* **What is being asked**
Restate all the material verbatim, except for the pictures.

* **Material provided**
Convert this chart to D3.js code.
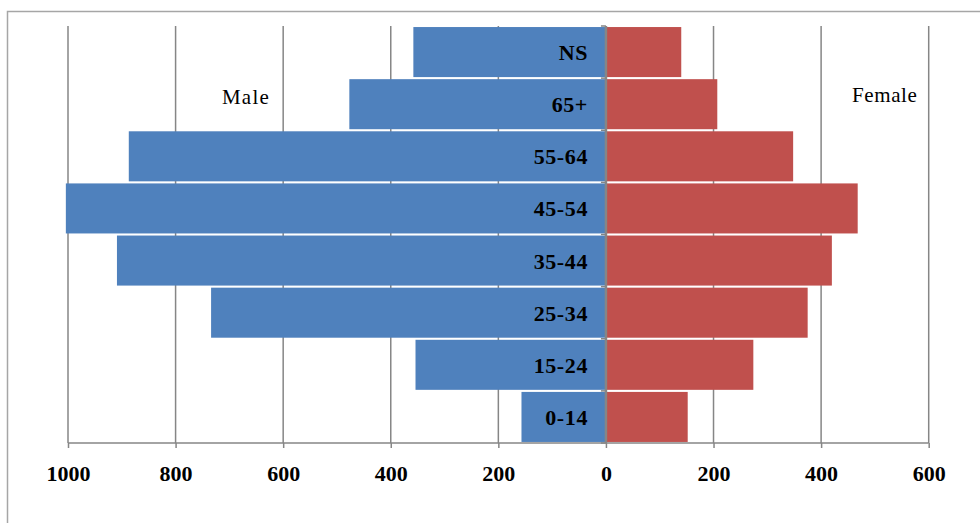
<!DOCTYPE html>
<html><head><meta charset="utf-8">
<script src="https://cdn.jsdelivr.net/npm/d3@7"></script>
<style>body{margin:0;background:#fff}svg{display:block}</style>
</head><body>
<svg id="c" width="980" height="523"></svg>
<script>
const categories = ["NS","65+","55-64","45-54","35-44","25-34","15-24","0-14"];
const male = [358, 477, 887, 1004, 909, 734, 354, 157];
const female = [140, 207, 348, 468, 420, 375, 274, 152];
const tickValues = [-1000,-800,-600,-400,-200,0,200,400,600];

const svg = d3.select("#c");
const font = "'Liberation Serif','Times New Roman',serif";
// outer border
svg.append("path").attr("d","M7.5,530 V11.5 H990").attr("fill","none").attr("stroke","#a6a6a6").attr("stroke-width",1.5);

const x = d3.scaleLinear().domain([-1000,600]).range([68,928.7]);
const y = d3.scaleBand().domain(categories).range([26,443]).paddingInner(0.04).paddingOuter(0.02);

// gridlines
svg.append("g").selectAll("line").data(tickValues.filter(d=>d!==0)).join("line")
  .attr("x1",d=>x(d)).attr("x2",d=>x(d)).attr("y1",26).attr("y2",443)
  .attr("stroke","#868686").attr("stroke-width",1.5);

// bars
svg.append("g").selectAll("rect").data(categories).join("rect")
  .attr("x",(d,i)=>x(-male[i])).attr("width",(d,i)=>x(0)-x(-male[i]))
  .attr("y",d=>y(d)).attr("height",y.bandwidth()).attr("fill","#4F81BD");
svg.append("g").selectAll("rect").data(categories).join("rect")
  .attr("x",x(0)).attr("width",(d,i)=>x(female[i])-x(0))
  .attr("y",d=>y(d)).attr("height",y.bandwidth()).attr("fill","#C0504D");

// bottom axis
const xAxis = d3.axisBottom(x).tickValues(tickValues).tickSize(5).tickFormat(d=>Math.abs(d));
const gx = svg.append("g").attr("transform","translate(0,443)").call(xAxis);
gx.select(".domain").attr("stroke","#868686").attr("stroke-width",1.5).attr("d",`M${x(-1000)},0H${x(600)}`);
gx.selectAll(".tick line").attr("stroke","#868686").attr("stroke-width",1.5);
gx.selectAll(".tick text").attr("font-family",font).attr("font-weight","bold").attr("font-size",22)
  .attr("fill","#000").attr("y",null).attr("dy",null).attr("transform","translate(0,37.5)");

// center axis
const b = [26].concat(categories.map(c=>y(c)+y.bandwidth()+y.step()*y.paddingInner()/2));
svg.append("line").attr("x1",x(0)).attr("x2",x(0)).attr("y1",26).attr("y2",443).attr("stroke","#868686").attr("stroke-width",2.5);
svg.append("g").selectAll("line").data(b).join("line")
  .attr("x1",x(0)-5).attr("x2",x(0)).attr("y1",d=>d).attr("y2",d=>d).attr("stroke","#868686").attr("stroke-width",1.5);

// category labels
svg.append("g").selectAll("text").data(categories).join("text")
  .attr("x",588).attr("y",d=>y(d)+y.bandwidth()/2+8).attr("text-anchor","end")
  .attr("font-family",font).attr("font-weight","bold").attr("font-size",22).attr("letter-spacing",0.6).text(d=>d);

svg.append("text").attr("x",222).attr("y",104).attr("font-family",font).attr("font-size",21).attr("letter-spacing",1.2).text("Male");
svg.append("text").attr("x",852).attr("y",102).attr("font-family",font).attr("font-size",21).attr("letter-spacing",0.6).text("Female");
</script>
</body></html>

* **Complete output**
Convert this chart to D3.js code.
<!DOCTYPE html>
<html><head><meta charset="utf-8">
<script src="https://cdn.jsdelivr.net/npm/d3@7"></script>
<style>body{margin:0;background:#fff}svg{display:block}</style>
</head><body>
<svg id="c" width="980" height="523"></svg>
<script>
const categories = ["NS","65+","55-64","45-54","35-44","25-34","15-24","0-14"];
const male = [358, 477, 887, 1004, 909, 734, 354, 157];
const female = [140, 207, 348, 468, 420, 375, 274, 152];
const tickValues = [-1000,-800,-600,-400,-200,0,200,400,600];

const svg = d3.select("#c");
const font = "'Liberation Serif','Times New Roman',serif";
// outer border
svg.append("path").attr("d","M7.5,530 V11.5 H990").attr("fill","none").attr("stroke","#a6a6a6").attr("stroke-width",1.5);

const x = d3.scaleLinear().domain([-1000,600]).range([68,928.7]);
const y = d3.scaleBand().domain(categories).range([26,443]).paddingInner(0.04).paddingOuter(0.02);

// gridlines
svg.append("g").selectAll("line").data(tickValues.filter(d=>d!==0)).join("line")
  .attr("x1",d=>x(d)).attr("x2",d=>x(d)).attr("y1",26).attr("y2",443)
  .attr("stroke","#868686").attr("stroke-width",1.5);

// bars
svg.append("g").selectAll("rect").data(categories).join("rect")
  .attr("x",(d,i)=>x(-male[i])).attr("width",(d,i)=>x(0)-x(-male[i]))
  .attr("y",d=>y(d)).attr("height",y.bandwidth()).attr("fill","#4F81BD");
svg.append("g").selectAll("rect").data(categories).join("rect")
  .attr("x",x(0)).attr("width",(d,i)=>x(female[i])-x(0))
  .attr("y",d=>y(d)).attr("height",y.bandwidth()).attr("fill","#C0504D");

// bottom axis
const xAxis = d3.axisBottom(x).tickValues(tickValues).tickSize(5).tickFormat(d=>Math.abs(d));
const gx = svg.append("g").attr("transform","translate(0,443)").call(xAxis);
gx.select(".domain").attr("stroke","#868686").attr("stroke-width",1.5).attr("d",`M${x(-1000)},0H${x(600)}`);
gx.selectAll(".tick line").attr("stroke","#868686").attr("stroke-width",1.5);
gx.selectAll(".tick text").attr("font-family",font).attr("font-weight","bold").attr("font-size",22)
  .attr("fill","#000").attr("y",null).attr("dy",null).attr("transform","translate(0,37.5)");

// center axis
const b = [26].concat(categories.map(c=>y(c)+y.bandwidth()+y.step()*y.paddingInner()/2));
svg.append("line").attr("x1",x(0)).attr("x2",x(0)).attr("y1",26).attr("y2",443).attr("stroke","#868686").attr("stroke-width",2.5);
svg.append("g").selectAll("line").data(b).join("line")
  .attr("x1",x(0)-5).attr("x2",x(0)).attr("y1",d=>d).attr("y2",d=>d).attr("stroke","#868686").attr("stroke-width",1.5);

// category labels
svg.append("g").selectAll("text").data(categories).join("text")
  .attr("x",588).attr("y",d=>y(d)+y.bandwidth()/2+8).attr("text-anchor","end")
  .attr("font-family",font).attr("font-weight","bold").attr("font-size",22).attr("letter-spacing",0.6).text(d=>d);

svg.append("text").attr("x",222).attr("y",104).attr("font-family",font).attr("font-size",21).attr("letter-spacing",1.2).text("Male");
svg.append("text").attr("x",852).attr("y",102).attr("font-family",font).attr("font-size",21).attr("letter-spacing",0.6).text("Female");
</script>
</body></html>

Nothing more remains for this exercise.